Seit 20 Jahren ist die österreichische Journalistin Petra Ramsauer in Konfliktgebieten im Nahen Osten und in der arabischen Welt unterwegs. In "Siegen heißt, den Tag überleben" schildert sie Luftkrieg, Folter und Hunger sowie die verschiedenen Interessen, die den Syrien-Krieg bestimmen.

Von Marc Thörner | 13.02.2017
    Ein Syrer steht auf einem Haufen Schutt in einem Stadtteil von Aleppo - nach einem Luftangriff.
    Ein Syrer steht auf einem Haufen Schutt in einem Stadtteil von Aleppo - nach einem Luftangriff. (AFP / Karam al-Masli)
    Vermummte springen aus der Deckung, schreien "Gott ist groß", schießen aus der Hüfte und ducken sich wieder. So sind wir das Thema Syrien seit Jahren gewohnt - im Zeitalter der Youtube-Schnipsel, der Fünf-Zeilen-Tweeds, der Ein-Absatz-Artikel. Zum Glück gibt es noch Bücher. Bücher wie von Petra Ramsauer. Wer ihre Analyse liest, findet sich plötzlich mitten auf völlig anderen Kriegsschauplatz. "Zwischen sechs Uhr morgens und zehn Uhr vormittags detonierten an diesem Tag bereits drei Fassbomben. [...] Ich bin heute dreimal innerlich gestorben." [...], sagt die 68-jährige Fetee Marousch.

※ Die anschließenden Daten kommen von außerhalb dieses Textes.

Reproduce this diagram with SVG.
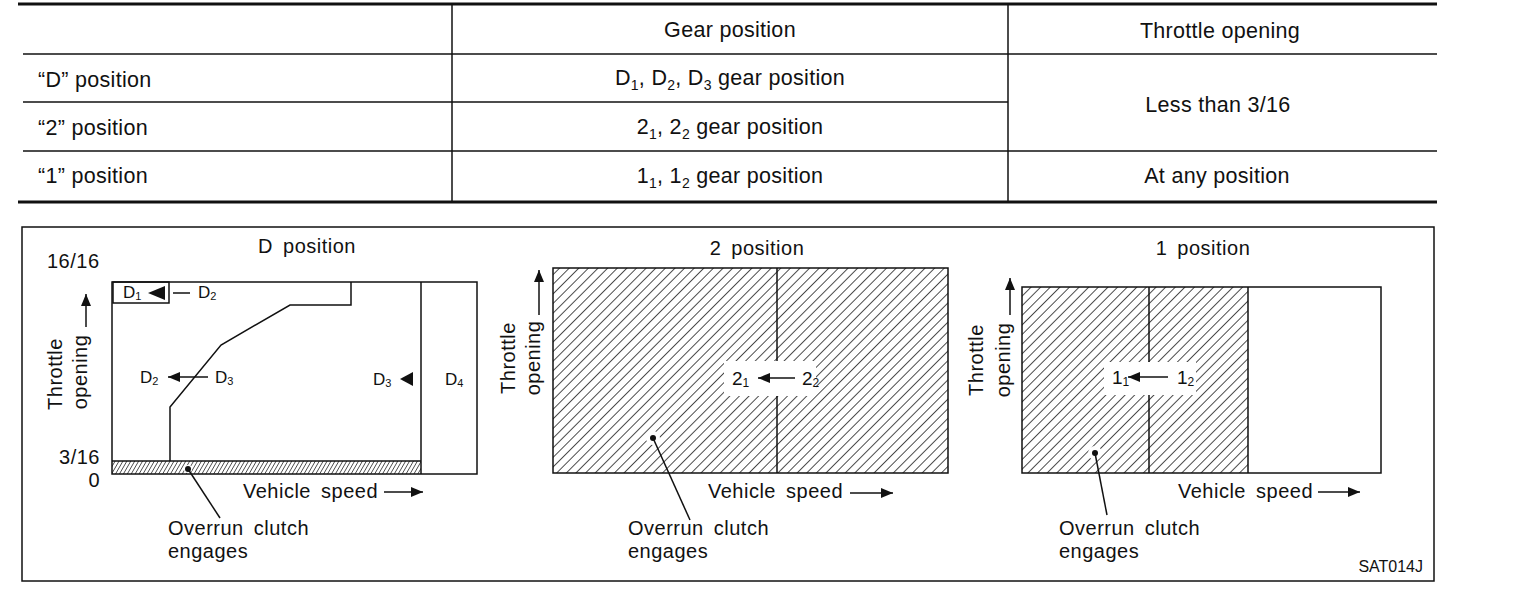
<svg xmlns="http://www.w3.org/2000/svg" width="1520" height="604" viewBox="0 0 1520 604">
<style>
text{font-family:"Liberation Sans",Arial,sans-serif;fill:#111}
.t{font-size:21.5px;letter-spacing:0.3px}
.c{font-size:20px;word-spacing:4px;letter-spacing:0.5px}
.l{font-size:17px}
.ln{stroke:#111;stroke-width:1.5;fill:none}
.th{stroke:#111;stroke-width:3;fill:none}
.sub{font-size:14px}
</style>
<defs>
<pattern id="hatch" patternUnits="userSpaceOnUse" width="6.8" height="10" patternTransform="rotate(45)">
<line x1="0" y1="0" x2="0" y2="10" stroke="#111" stroke-width="1.5"/>
</pattern>
<pattern id="dense" patternUnits="userSpaceOnUse" width="3.4" height="10" patternTransform="rotate(30)">
<line x1="0" y1="0" x2="0" y2="10" stroke="#111" stroke-width="1.3"/>
</pattern>
<marker id="ah" viewBox="0 0 12 10" refX="12" refY="5" markerWidth="12" markerHeight="10" orient="auto" markerUnits="userSpaceOnUse">
<path d="M0,0 L12,5 L0,10 z" fill="#111"/>
</marker>
</defs>

<g id="table">
<line class="th" x1="18" y1="4" x2="1437" y2="4"/>
<line class="th" x1="18" y1="202" x2="1437" y2="202"/>
<line class="ln" x1="23" y1="54" x2="1437" y2="54"/>
<line class="ln" x1="23" y1="102" x2="1008" y2="102"/>
<line class="ln" x1="23" y1="151" x2="1437" y2="151"/>
<line class="ln" x1="452" y1="4" x2="452" y2="202"/>
<line class="ln" x1="1008" y1="4" x2="1008" y2="202"/>
<text class="t" x="730" y="37" text-anchor="middle">Gear position</text>
<text class="t" x="1220" y="38" text-anchor="middle">Throttle opening</text>
<text class="t" x="38" y="87">“D” position</text>
<text class="t" x="38" y="135">“2” position</text>
<text class="t" x="38" y="183">“1” position</text>
<text class="t" x="730" y="85" text-anchor="middle">D<tspan class="sub" dy="5">1</tspan><tspan dy="-5">, D</tspan><tspan class="sub" dy="5">2</tspan><tspan dy="-5">, D</tspan><tspan class="sub" dy="5">3</tspan><tspan dy="-5"> gear position</tspan></text>
<text class="t" x="730" y="134" text-anchor="middle">2<tspan class="sub" dy="5">1</tspan><tspan dy="-5">, 2</tspan><tspan class="sub" dy="5">2</tspan><tspan dy="-5"> gear position</tspan></text>
<text class="t" x="730" y="183" text-anchor="middle">1<tspan class="sub" dy="5">1</tspan><tspan dy="-5">, 1</tspan><tspan class="sub" dy="5">2</tspan><tspan dy="-5"> gear position</tspan></text>
<text class="t" x="1218" y="112" text-anchor="middle">Less than 3/16</text>
<text class="t" x="1217" y="183" text-anchor="middle">At any position</text>
</g>

<g id="frame">
<rect class="ln" x="22" y="227" width="1412" height="354"/>
<text x="1423" y="572" text-anchor="end" style="font-size:16px">SAT014J</text>
</g>

<g id="chart-d">
<text class="c" x="307" y="253" text-anchor="middle">D position</text>
<text class="c" x="47" y="268">16/16</text>
<text class="c" x="100" y="464" text-anchor="end">3/16</text>
<text class="c" x="100" y="487" text-anchor="end">0</text>
<text class="c" transform="translate(62,374) rotate(-90)" text-anchor="middle">Throttle</text>
<text class="c" transform="translate(87,372) rotate(-90)" text-anchor="middle">opening</text>
<rect x="112" y="461" width="309" height="13" fill="url(#dense)"/>
<rect class="ln" x="112" y="282" width="365" height="192"/>
<line class="ln" x1="421" y1="282" x2="421" y2="474"/>
<line class="ln" x1="112" y1="461" x2="421" y2="461"/>
<rect class="ln" x="113" y="282" width="56" height="21"/>
<polyline class="ln" stroke-width="1.8" points="351,282 351,305 290,305 221,345 170,407 170,461"/>
<text class="l" x="123" y="298">D<tspan style="font-size:11px" dy="2">1</tspan></text>
<polygon points="148,293 165,286 165,300" fill="#111"/>
<line class="ln" stroke-width="1" x1="173" y1="293" x2="190" y2="293"/>
<text class="l" x="198" y="298">D<tspan style="font-size:11px" dy="2">2</tspan></text>
<text class="l" x="140" y="383">D<tspan style="font-size:11px" dy="2">2</tspan></text>
<line class="ln" x1="208" y1="377" x2="168" y2="377" marker-end="url(#ah)"/>
<text class="l" x="215" y="383">D<tspan style="font-size:11px" dy="2">3</tspan></text>
<text class="l" x="373" y="385">D<tspan style="font-size:11px" dy="2">3</tspan></text>
<polygon points="400,379 413,372 413,386" fill="#111"/>
<text class="l" x="445" y="385">D<tspan style="font-size:11px" dy="2">4</tspan></text>
<text class="c" x="243" y="498">Vehicle speed</text>
<text class="c" x="168" y="535">Overrun clutch</text>
<text class="c" x="168" y="558">engages</text>
</g>

<g id="chart-2">
<text class="c" x="757" y="255" text-anchor="middle">2 position</text>
<text class="c" transform="translate(515,358) rotate(-90)" text-anchor="middle">Throttle</text>
<text class="c" transform="translate(540,358) rotate(-90)" text-anchor="middle">opening</text>
<rect x="553" y="268" width="395" height="205" fill="url(#hatch)"/>
<rect x="724" y="361" width="92" height="35" fill="#fff"/>
<circle cx="653" cy="438" r="7" fill="#fff"/>
<rect class="ln" x="553" y="268" width="395" height="205"/>
<line class="ln" x1="777" y1="268" x2="777" y2="361"/>
<line class="ln" x1="777" y1="396" x2="777" y2="473"/>
<text x="732" y="385" style="font-size:19px">2<tspan style="font-size:12px" dy="2">1</tspan></text>
<line class="ln" x1="795" y1="378" x2="758" y2="378" marker-end="url(#ah)"/>
<text x="802" y="385" style="font-size:19px">2<tspan style="font-size:12px" dy="2">2</tspan></text>
<text class="c" x="708" y="498">Vehicle speed</text>
<text class="c" x="628" y="535">Overrun clutch</text>
<text class="c" x="628" y="558">engages</text>
</g>

<g id="chart-1">
<text class="c" x="1203" y="255" text-anchor="middle">1 position</text>
<text class="c" transform="translate(983,360) rotate(-90)" text-anchor="middle">Throttle</text>
<text class="c" transform="translate(1010,360) rotate(-90)" text-anchor="middle">opening</text>
<rect x="1022" y="287" width="226" height="186" fill="url(#hatch)"/>
<rect x="1104" y="362" width="92" height="33" fill="#fff"/>
<circle cx="1095" cy="453" r="7" fill="#fff"/>
<rect class="ln" x="1022" y="287" width="359" height="186"/>
<line class="ln" x1="1248" y1="287" x2="1248" y2="473"/>
<line class="ln" x1="1149" y1="287" x2="1149" y2="362"/>
<line class="ln" x1="1149" y1="395" x2="1149" y2="473"/>
<text x="1112" y="384" style="font-size:19px">1<tspan style="font-size:12px" dy="2">1</tspan></text>
<line class="ln" x1="1168" y1="377" x2="1128" y2="377" marker-end="url(#ah)"/>
<text x="1177" y="384" style="font-size:19px">1<tspan style="font-size:12px" dy="2">2</tspan></text>
<text class="c" x="1178" y="498">Vehicle speed</text>
<text class="c" x="1059" y="535">Overrun clutch</text>
<text class="c" x="1059" y="558">engages</text>
</g>

<g id="connectors">
<line class="ln" x1="86" y1="327" x2="86" y2="294" marker-end="url(#ah)"/>
<line class="ln" x1="539" y1="315" x2="539" y2="270" marker-end="url(#ah)"/>
<line class="ln" x1="1010" y1="315" x2="1010" y2="278" marker-end="url(#ah)"/>
<line class="ln" x1="384" y1="492" x2="423" y2="492" marker-end="url(#ah)"/>
<line class="ln" x1="850" y1="493" x2="893" y2="493" marker-end="url(#ah)"/>
<line class="ln" x1="1318" y1="492" x2="1360" y2="492" marker-end="url(#ah)"/>
<circle cx="188" cy="469" r="4" fill="#fff"/>
<circle cx="188" cy="469" r="3" fill="#111"/>
<line class="ln" x1="188" y1="469" x2="220" y2="518"/>
<circle cx="653" cy="438" r="3" fill="#111"/>
<line class="ln" x1="653" y1="438" x2="690" y2="520"/>
<circle cx="1095" cy="453" r="3" fill="#111"/>
<line class="ln" x1="1095" y1="453" x2="1107" y2="515"/>
</g>
</svg>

Sie steht wie angewurzelt im knöcheltiefen Schutt vor ihrem Haus."
    Bombenkrieg, wie ihn Mitteleuropäer zuletzt zwischen 1939 und 1945 erlebten und wie ihn viele nur noch aus den Erzählungen von Eltern und Großeltern kennen dürften. Bombenkrieg seit nunmehr ebenfalls sechs Jahren. Aber: "Es gibt keine Luftschutzräume"...schreibt Petra Ramsauer.
    "Das Leben in diesen, dem Luftkrieg schonungslos ausgesetzten Gebieten, ist eigentlich geprägt von einer ständigen Angst. Ein Zischen und dann fällt diese Regentonne mit Metallteilen, Dynamit, manchmal auch mit Chlor und anderen Giftgasen, irgendwohin und man kann eigentlich nur beten, dass es einen nicht trifft. Und vor allem gibt’s ja dann, wenn diese Bombe fällt, so gut wie kein Bergegerät. Hier entsteht in diesen Kriegsgebieten auch eine völlig körperlich und psychisch zerstörte Bevölkerung."

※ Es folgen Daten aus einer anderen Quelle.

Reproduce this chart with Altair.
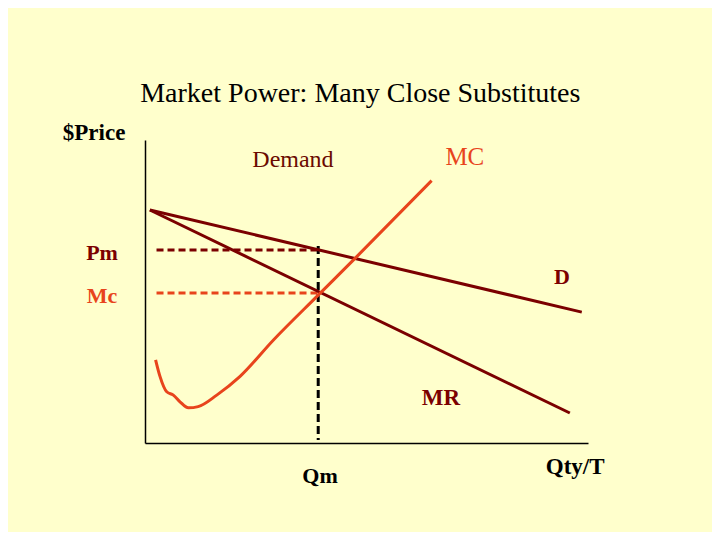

    Assad-Regime kaschiert Todesfälle
    Nicht nur seine Feinde an der Front versucht das Assad-Regime kompromisslos auszumerzen. Petra Ramsauer erspart uns nicht zu dokumentieren, wie die syrischen Machthaber auch ihren inneren Feind, den politischen Gegner, den Andersdenkenden einer planmäßigen physischen Vernichtung zuführen.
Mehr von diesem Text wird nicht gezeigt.